Before I opened my eyes this morning I could feel the presence of snow, that muffled silence suggesting that the world has been packed in soft cotton. It's just a light coating of white, but snow is a tremendous relief from the recent incessant cold rains.
And now a ray of sunshine beams into my inbox all the way from California. Some time ago--September?--a Los Angeles Times reporter called to interview me and some of my students about my California Literature class. The tone of his questions made me fear a headline like "Hicks from the Sticks Seek Gold in California," but the article has finally been published and I'm pleased to report that it's pretty good (read it here). I wish he had included more comments from my students, but the article puts my class in some pretty good company and also offers a pretty interesting reading list.

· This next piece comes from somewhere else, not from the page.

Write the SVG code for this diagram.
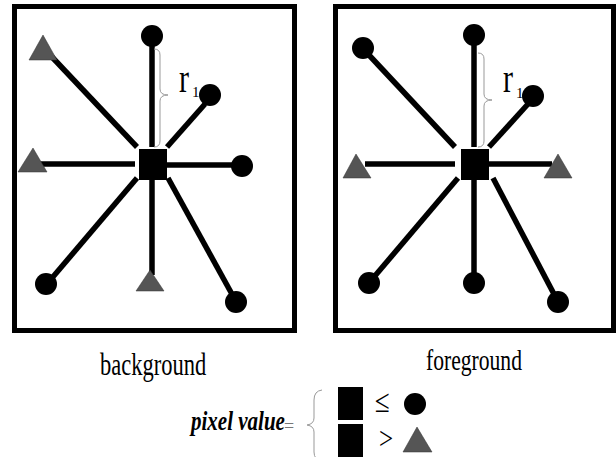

My reading list this week focuses on another sunny state. I leave for Florida two weeks from today but I've been living there in literature for quite some time, following William Bartram through the Alachua Savannah, Karen Russell through the Everglades, and Zora Neale Hurston through Eatonville. Do students in Florida and California take classes on Ohio Literature? Do they make pilgrimages to Clyde and Lorain and Columbus and Martin's Ferry during Spring Break? Do they even know why Clyde and Lorain and Columbus and Martin's Ferry are suitable destinations for literary pilgrimage?
Probably not. I'll be sure to tell them while I'm there.
2 comments:
Good story!
Enjoy Florida. I've been thinking longingly of revisiting the haunts of my youth.